Ho voluto ricordare questo luminare della scienza medica e chirurgica non solo perché scomparso, ma anche per dovere di biografo, e sempre come tale anche la figura del prof. Thomas Starzl (nella foto), pioniere dei trapianti di fegato in essere umano, scomparso il 4 marzo scorso a Pittsburgh (Pensylvania) all’età di 91 anni. Lo conobbi il 27 maggio 1997 a Milano in occasione del conferimento del Premio internazionale “Chirone” che gli fu assegnato dall’Accademia Nazionale di Medicina, al termine del quale lo avvicinai per una breve intervista per il periodico La Voce dell’A.i.d.o. Piemontese, che qui ho il piacere di riproporre.
Prof. Starzl, è sempre un problema etico la scelta dei candidati al trapianto?
“Più che una scelta etica deve essere etico-clinica: di tutti i malati si tratta il più grave e questo, non è quello che avviene in tutti i Centri… In alcuni di questi la scelta è “condizionata”, tanto che si sottopone a trapianto di fegato pazienti che non ne hanno bisogno, o quasi! C’é quindi un unico modo per fare la scelta giusta: il malato più grave deve avere la priorità assoluta nel ricevere l’organo a disposizione; in caso contrario, o si trovano più soldi, oppure si economizza al massimo in modo da ridurre il numero dei trapianti o, peggio ancora, non si fanno trapianti…”
Ma a chi competono i problemi di carattere etico?

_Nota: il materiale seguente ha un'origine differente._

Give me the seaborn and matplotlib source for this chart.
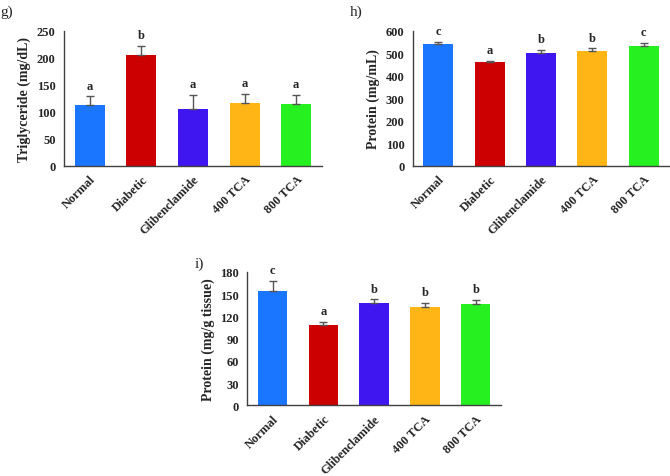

“Da un certo punto di vista il medico non potrebbe avere la facoltà di prendere decisioni etiche perché entra in un conflitto di interessi e quindi perché direttamente coinvolto, anche se, tuttavia, è l’unico che conosce fino in fondo le problematiche di cui si tratta. A mio avviso, invece, i Comitati etici di qualsiasi genere non ne sono coinvolti e spesso, sono loro a conoscere i veri problemi del malato”
Il problema del rigetto presenta ancora qualche difficoltà nel trapianto di organo umano?
“Oggi, con i farmaci a nostra disposizione, come la ciclosporina, il rigetto rappresenta un evento controllabile; anzi, ritengo che non sia il rigetto la causa dei trapianti non riusciti”
Quali sono le risposte cliniche nel trapianto in età pediatrica rispetto all’adulto?
“Sono forse migliori nei bambini, rispetto agli adulti”
Quanto passerà prima che lo xenotrapianto entri nella pratica chirurgica?
“Non è possibile poterlo stabilire, soprattutto perché, nonostante i progressi sinora raggiunti, il problema del rigetto è ancora da risolvere. La scienza può giungere improvvisamente a nuove scoperte e cambiare tutto”
In due parole, qual è il futuro dello xenotrapianto?
“È qualcosa dietro l’angolo, ma che rischia di star sempre dietro l’angolo!”